Brazil's cattle herd grew by 1.3% to reach a new report level in 2015, the Brazilian Census Bureau (IBGE) announced this week.
Rising to 215.2 million head last year, Brazil's herd topped the previous record set in 2011 before drought reduced numbers in 2012.
The survey showed that cattle production is expanding in northern Brazil, where productivity is rising from extremely low levels. The herd in the north grew 2.9% in 2015.
In contrast, southern Brazil saw the cattle herd decline due to the pressure of crop agriculture.
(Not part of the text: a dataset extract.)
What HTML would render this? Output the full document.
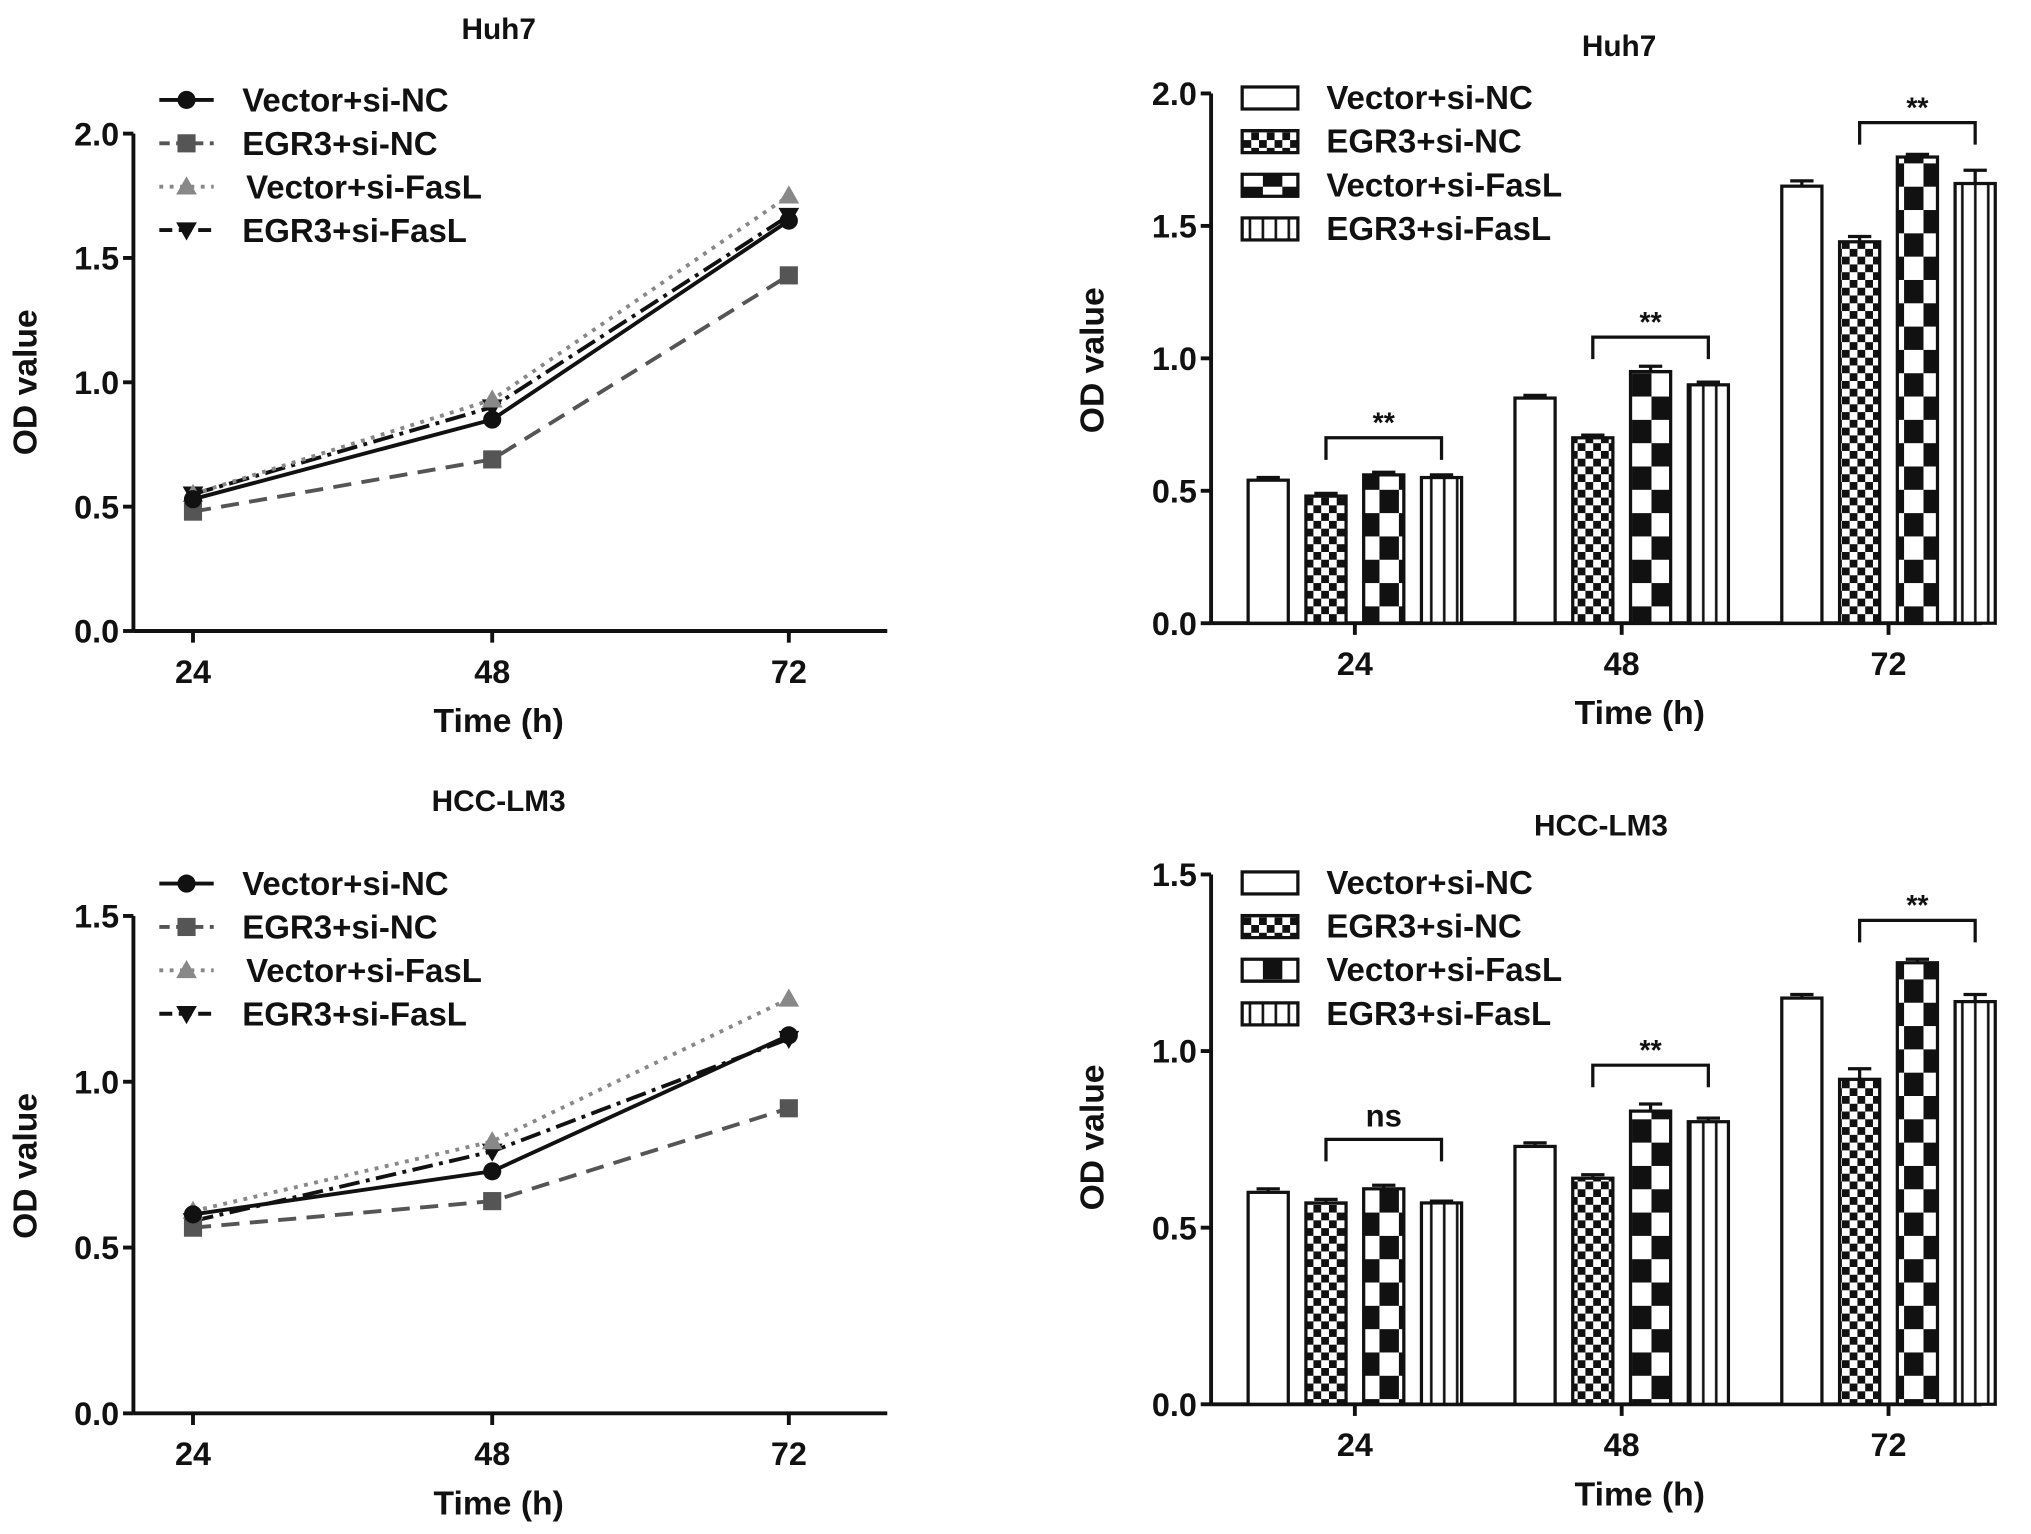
<!DOCTYPE html>
<html><head><meta charset="utf-8"><style>
html,body{margin:0;padding:0;background:#fff}
svg{display:block}
text{font-family:"Liberation Sans",Arial,sans-serif;font-weight:bold;fill:#111}
</style></head><body>
<svg id="fig" width="2031" height="1534" viewBox="0 0 1568 1184" xmlns="http://www.w3.org/2000/svg">
<defs>
<pattern id="pChk" width="12" height="12" patternUnits="userSpaceOnUse"><rect width="12" height="12" fill="#fff"/><rect width="6" height="6" fill="#111"/><rect x="6" y="6" width="6" height="6" fill="#111"/></pattern>
<pattern id="pBig" width="30" height="36" patternUnits="userSpaceOnUse"><rect width="30" height="36" fill="#fff"/><rect x="0" y="0" width="15" height="18" fill="#111"/><rect x="15" y="18" width="15" height="18" fill="#111"/></pattern>
<pattern id="pVert" width="10" height="10" patternUnits="userSpaceOnUse"><rect width="10" height="10" fill="#fff"/><rect x="4" width="2" height="10" fill="#111"/></pattern>
</defs>
</svg>
<script>
const NS="http://www.w3.org/2000/svg";
const svg=document.getElementById('fig');
const seriesNames=["Vector+si-NC","EGR3+si-NC","Vector+si-FasL","EGR3+si-FasL"];
const times=["24","48","72"];
// line chart data
const huhLine_vecNC=[0.53,0.85,1.65];
const huhLine_egrNC=[0.48,0.69,1.43];
const huhLine_vecFas=[0.55,0.93,1.75];
const huhLine_egrFas=[0.55,0.90,1.67];
const lmLine_vecNC=[0.60,0.73,1.14];
const lmLine_egrNC=[0.56,0.64,0.92];
const lmLine_vecFas=[0.61,0.82,1.25];
const lmLine_egrFas=[0.58,0.79,1.13];
// bar chart data (per series across times)
const huhBar_vecNC=[0.54,0.85,1.65];
const huhBar_egrNC=[0.48,0.70,1.44];
const huhBar_vecFas=[0.56,0.95,1.76];
const huhBar_egrFas=[0.55,0.90,1.66];
const huhBar_err=[[0.01,0.01,0.02],[0.01,0.01,0.02],[0.01,0.02,0.01],[0.01,0.01,0.05]];
const lmBar_vecNC=[0.60,0.73,1.15];
const lmBar_egrNC=[0.57,0.64,0.92];
const lmBar_vecFas=[0.61,0.83,1.25];
const lmBar_egrFas=[0.57,0.80,1.14];
const lmBar_err=[[0.01,0.01,0.01],[0.01,0.01,0.03],[0.01,0.02,0.01],[0.005,0.01,0.02]];
const huhSig=["**","**","**"];const huhSigY=[0.70,1.08,1.89];
const lmSig=["ns","**","**"];const lmSigY=[0.75,0.96,1.37];
const huhTicks=["0.0","0.5","1.0","1.5","2.0"];const huhTickVals=[0,0.5,1,1.5,2];
const lmTicks=["0.0","0.5","1.0","1.5"];const lmTickVals=[0,0.5,1,1.5];

function el(tag,attrs,parent,txt){const e=document.createElementNS(NS,tag);for(const k in attrs)e.setAttribute(k,attrs[k]);if(txt!==undefined)e.textContent=txt;(parent||svg).appendChild(e);return e;}

function axes(g,cfg){
  const y=v=>cfg.y0-(v)*cfg.ppu;
  el('line',{x1:cfg.ax,y1:cfg.y0,x2:cfg.ax,y2:y(cfg.ymax),stroke:'#111','stroke-width':3},g);
  el('line',{x1:cfg.ax,y1:cfg.y0,x2:cfg.axEnd,y2:cfg.y0,stroke:'#111','stroke-width':3},g);
  cfg.tickVals.forEach((v,i)=>{
    el('line',{x1:cfg.ax-8,y1:y(v),x2:cfg.ax,y2:y(v),stroke:'#111','stroke-width':3},g);
    const t=el('text',{x:cfg.ax-11,y:y(v)+9,'text-anchor':'end','font-size':25},g,cfg.ticks[i]);
    
    
  });
  times.forEach((tl,i)=>{
    const x=cfg.xs(i);
    el('line',{x1:x,y1:cfg.y0,x2:x,y2:cfg.y0+9,stroke:'#111','stroke-width':3},g);
    const t=el('text',{x:x,y:cfg.y0+40,'text-anchor':'middle','font-size':25},g,tl);
    
    
  });
  const xt=el('text',{x:cfg.xtX,y:cfg.y0+78,'text-anchor':'middle','font-size':26},g,'Time (h)');
  
  const yt=el('text',{x:0,y:0,'text-anchor':'middle','font-size':26,transform:`translate(${cfg.ytX},${cfg.ytY}) rotate(-90)`},g,'OD value');
  
  const tt=el('text',{x:cfg.titleX,y:cfg.titleY,'text-anchor':'middle','font-size':23},g,cfg.title);
  
  return y;
}

function marker(g,type,x,y,fill){
  if(type==0)el('circle',{cx:x,cy:y,r:7,fill:fill},g);
  else if(type==1)el('rect',{x:x-7,y:y-7,width:14,height:14,fill:fill},g);
  else if(type==2)el('polygon',{points:`${x},${y-8} ${x-8},${y+6} ${x+8},${y+6}`,fill:fill},g);
  else el('polygon',{points:`${x},${y+8} ${x-8},${y-6} ${x+8},${y-6}`,fill:fill},g);
}

const lineStyles=[{c:'#111',d:'',w:3},{c:'#555',d:'14 8',w:3},{c:'#888',d:'3 5',w:3},{c:'#111',d:'16 5 3 5',w:3}];

function lineChart(name,cfg,series,legY){
  const g=el('g',{});
  
  const y=axes(g,cfg);
  [3,2,1,0].forEach(si=>{
    const s=series[si],st=lineStyles[si];
    const pts=s.map((v,i)=>cfg.xs(i)+','+y(v)).join(' ');
    const pl=el('polyline',{points:pts,fill:'none',stroke:st.c,'stroke-width':st.w,'stroke-dasharray':st.d},g);
    
    s.forEach((v,i)=>marker(g,si,cfg.xs(i),y(v),st.c));
  });
  seriesNames.forEach((n,i)=>{
    const ly=legY+i*33.5,st=lineStyles[i];
    const lg=el('g',{},g);
    
    el('line',{x1:123,y1:ly,x2:165,y2:ly,stroke:st.c,'stroke-width':3,'stroke-dasharray':i==2?'3 5':(i==1?'8 5':(i==3?'10 5':''))},lg);
    marker(lg,i,144,ly,st.c);
    el('text',{x:i==2?190:187,y:ly+9,'font-size':25.5},lg,n);
  });
}

const fills=['#fff','url(#pChk)','url(#pBig)','url(#pVert)'];

function barChart(name,cfg,series,errs,sig,sigY,legY){
  const g=el('g',{});
  
  const y=axes(g,cfg);
  const bw=31,pitch=44.6;
  times.forEach((t,ti)=>{
    const cx=cfg.xs(ti);
    series.forEach((s,si)=>{
      const x=cx-(1.5*pitch)+si*pitch-bw/2;
      const v=s[ti],e=errs[si][ti];
      el('line',{x1:x+bw/2,y1:y(v),x2:x+bw/2,y2:y(v+e),stroke:'#111','stroke-width':2.5},g);
      el('line',{x1:x+bw/2-9,y1:y(v+e),x2:x+bw/2+9,y2:y(v+e),stroke:'#111','stroke-width':2.5},g);
      const r=el('rect',{x:x,y:y(v),width:bw,height:y(0)-y(v),fill:fills[si],stroke:'#111','stroke-width':2.5},g);
      
    });
    const x1=cx-0.5*pitch,x2=cx+1.5*pitch,by=y(sigY[ti]);
    el('polyline',{points:`${x1},${by+17} ${x1},${by} ${x2},${by} ${x2},${by+17}`,fill:'none',stroke:'#111','stroke-width':2.5},g);
    const st=el('text',{x:(x1+x2)/2,y:sig[ti]=='ns'?by-10:by-4,'text-anchor':'middle','font-size':sig[ti]=='ns'?24:22},g,sig[ti]);
    
  });
  seriesNames.forEach((n,i)=>{
    const ly=legY+i*33.7;
    const lg=el('g',{},g);
    
    el('rect',{x:959,y:ly-8,width:43,height:17,fill:fills[i],stroke:'#111','stroke-width':2.5},lg);
    el('text',{x:1024,y:ly+9,'font-size':25.5},lg,n);
  });
}

const lxs=i=>[149,380,609][i];
lineChart('huh7-line-chart',{ax:103,axEnd:685,y0:487,ppu:192,ymax:2,ticks:huhTicks,tickVals:huhTickVals,xs:lxs,xtX:385,ytX:28,ytY:295,title:'Huh7',titleX:385,titleY:30},
  [huhLine_vecNC,huhLine_egrNC,huhLine_vecFas,huhLine_egrFas],77);
lineChart('hcc-lm3-line-chart',{ax:103,axEnd:685,y0:1091,ppu:256,ymax:1.5,ticks:lmTicks,tickVals:lmTickVals,xs:lxs,xtX:385,ytX:28,ytY:900,title:'HCC-LM3',titleX:385,titleY:626},
  [lmLine_vecNC,lmLine_egrNC,lmLine_vecFas,lmLine_egrFas],682);
const bxs=i=>1046+i*206;
barChart('huh7-bar-chart',{ax:935,axEnd:1530,y0:481,ppu:204.5,ymax:2,ticks:huhTicks,tickVals:huhTickVals,xs:bxs,xtX:1266,ytX:852,ytY:278,title:'Huh7',titleX:1250,titleY:43},
  [huhBar_vecNC,huhBar_egrNC,huhBar_vecFas,huhBar_egrFas],huhBar_err,huhSig,huhSigY,75);
barChart('hcc-lm3-bar-chart',{ax:935,axEnd:1530,y0:1084,ppu:272.7,ymax:1.5,ticks:lmTicks,tickVals:lmTickVals,xs:bxs,xtX:1266,ytX:852,ytY:878,title:'HCC-LM3',titleX:1236,titleY:645},
  [lmBar_vecNC,lmBar_egrNC,lmBar_vecFas,lmBar_egrFas],lmBar_err,lmSig,lmSigY,681);
</script>
</body></html>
Meanwhile, in the center-west states of Mato Grosso, Goias and Mato Grosso do Sul, the herd rose 2.1% to solidify the region as the largest cattle producer.
While cattle numbers rose across Brazil, the number of dairy cows declined 5.5% last year. As a result, total milk production fell 0.4% to 9 billion liters in 2015
Ongoing pressure from expanding soybean and corn output is causing the cattle industry to intensify across the country, with feedlots starting to become more widely used across the center-west in particular.
Expansion in production will likely continue to occur in the north over the coming years as beef demand is expected to respond to a small economic upturn domestically and also possibly increased export appetite after the United States authorized the importing of fresh beef.